JAKARTA - Tambang nikel di Raja Ampat menuai sorotan setelah diduga merusak ekosistem kawasan Raja Ampat, Papua Barat Daya. Menteri ESDM Bahlil Lahadalia langsung mengambil sikap dengan menghentikan sementara operasi tambang nikel di Raja Ampat.
Salah satu pemilik tambang nikel adalah PT Gag Nikel, yang merupakan anak usaha PT Aneka Tambang Tbk (ANTM) atau Antam.

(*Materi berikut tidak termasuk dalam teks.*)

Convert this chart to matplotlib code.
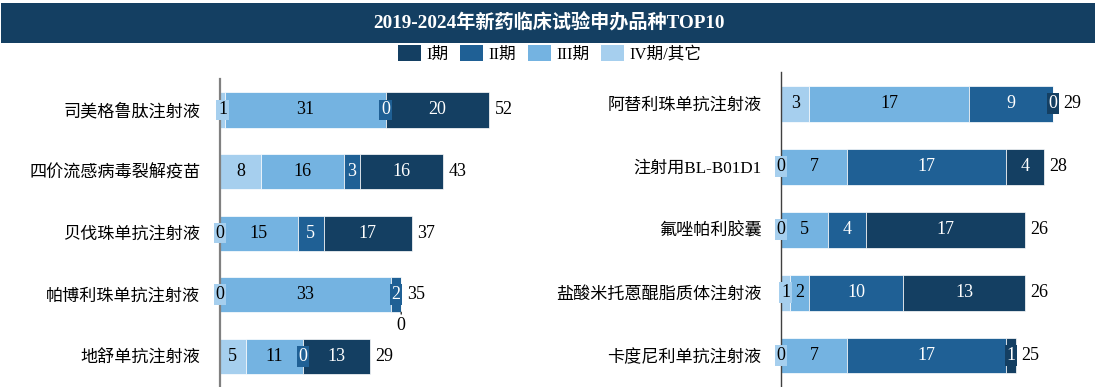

PT Gag Nikel memiliki jenis perizinan berupa Kontrak Karya yang terdaftar di aplikasi Mineral One Data Indonesia (MODI) dengan nomor akte perizinan 430.K/30/DJB/2017, dengan luas wilayah izin pertambangan 13.136,00 ha.
"Agar tidak terjadi kesimpangsiuran maka kami sudah memutuskan lewat Ditjen Minerba untuk status daripada Kontrak Karya (KK) PT Gag yang sekarang lagi mengelola untuk sementara kita hentikan operasinya sampai dengan verifikasi lapangan, kita akan cek," kata Bahlil di Jakarta, Kamis (5/6/2025).
Menurut Bahlil, PT Gag Nikel merupakan satu-satunya perusahaan yang saat ini berproduksi di wilayah tersebut. Kontrak Karya (KK) perusahaan anak usaha PT Antam Tbk itu terbit pada 2017 dan mulai beroperasi setahun kemudian setelah mengantongi Analisis Mengenai Dampak Lingkungan (AMDAL).
"Izin pertambangan di Raja Ampat itu ada beberapa, mungkin ada 5. Nah, yang beroperasi sekarang itu hanya satu yaitu PT Gag. Gag Nikel ini yang punya adalah Antam, BUMN," ujarnya.
Bahlil Lahadalia mengatakan, izin usaha pertambangan PT Gag Nikel di Kabupaten Raja Ampat, Provinsi Papua Barat Daya, diterbitkan jauh sebelum dirinya menjadi menteri kabinet di pemerintahan. Untuk itu, pentingnya dilakukan verifikasi langsung ke lapangan untuk memahami kondisi sebenarnya terkait maraknya pemberitaan yang beredar di publik.
"Saat izin usaha pertambangan dikeluarkan, saat saya masih Ketua Umum Hipmi Indonesia dan belum masuk di kabinet. Karena itu, untuk memahami kondisi sebenarnya kita harus cross check ke lapangan guna mengetahui kondisi sebenarnya secara obyektif," katanya.